*Given problem*. Set the lines down again exactly, first line through the line that contains "const xTicks = [-15, -10, -5, 0, 5, 10, 15];", with no pictures.

*Dataset excerpt*.
━━━━━━━━

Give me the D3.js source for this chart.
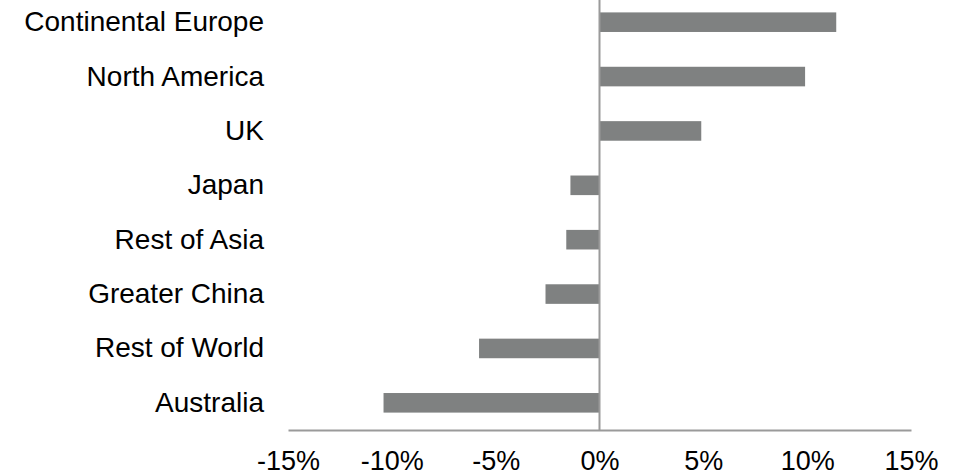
<!DOCTYPE html>
<html>
<head>
<meta charset="utf-8">
<script src="https://cdn.jsdelivr.net/npm/d3@7/dist/d3.min.js"></script>
<style>
  html, body { margin: 0; padding: 0; background: #fff; }
  svg { display: block; }
  text { font-family: "Liberation Sans", Arial, sans-serif; fill: #000; }
</style>
</head>
<body>
<svg id="chart" width="953" height="476"></svg>
<script>
// Change by region, in percent
const regions = ["Continental Europe", "North America", "UK", "Japan",
                 "Rest of Asia", "Greater China", "Rest of World", "Australia"];
const changes = [11.4, 9.9, 4.9, -1.4, -1.6, -2.6, -5.8, -10.4];
const xTicks = [-15, -10, -5, 0, 5, 10, 15];

const svg = d3.select("#chart");
const barColor = "#7f8181";
const lineColor = "#9a9a9a";

const x = d3.scaleLinear().domain([-15, 15]).range([288, 911]);
const y = d3.scaleBand().domain(regions).range([-5, 430])
  .paddingInner(0.64).paddingOuter(0.32);

// bars
svg.append("g").selectAll("rect")
  .data(regions.map((r, i) => ({ region: r, value: changes[i] })))
  .join("rect")
  .attr("x", d => x(Math.min(0, d.value)))
  .attr("width", d => Math.abs(x(d.value) - x(0)))
  .attr("y", d => y(d.region))
  .attr("height", y.bandwidth())
  .attr("fill", barColor);

// zero line
svg.append("line")
  .attr("x1", x(0)).attr("x2", x(0))
  .attr("y1", 0).attr("y2", 430)
  .attr("stroke", lineColor).attr("stroke-width", 2);

// bottom axis
const xAxis = svg.append("g")
  .attr("transform", "translate(0,430)")
  .call(d3.axisBottom(x).tickValues(xTicks)
    .tickFormat(d => `${d}%`).tickSize(0).tickPadding(21));
xAxis.select(".domain").attr("stroke", lineColor).attr("stroke-width", 2);
xAxis.selectAll("text").style("font-size", "27px")
  .style("font-family", "'Liberation Sans', Arial, sans-serif").attr("fill", "#000");

// category labels
const yAxis = svg.append("g")
  .attr("transform", "translate(264,0)")
  .call(d3.axisLeft(y).tickSize(0).tickPadding(0));
yAxis.select(".domain").remove();
yAxis.selectAll("text").style("font-size", "28px")
  .style("font-family", "'Liberation Sans', Arial, sans-serif").attr("fill", "#000");
</script>
</body>
</html>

━━━━━━━━

*The result*.
Give me the D3.js source for this chart.
<!DOCTYPE html>
<html>
<head>
<meta charset="utf-8">
<script src="https://cdn.jsdelivr.net/npm/d3@7/dist/d3.min.js"></script>
<style>
  html, body { margin: 0; padding: 0; background: #fff; }
  svg { display: block; }
  text { font-family: "Liberation Sans", Arial, sans-serif; fill: #000; }
</style>
</head>
<body>
<svg id="chart" width="953" height="476"></svg>
<script>
// Change by region, in percent
const regions = ["Continental Europe", "North America", "UK", "Japan",
                 "Rest of Asia", "Greater China", "Rest of World", "Australia"];
const changes = [11.4, 9.9, 4.9, -1.4, -1.6, -2.6, -5.8, -10.4];
const xTicks = [-15, -10, -5, 0, 5, 10, 15];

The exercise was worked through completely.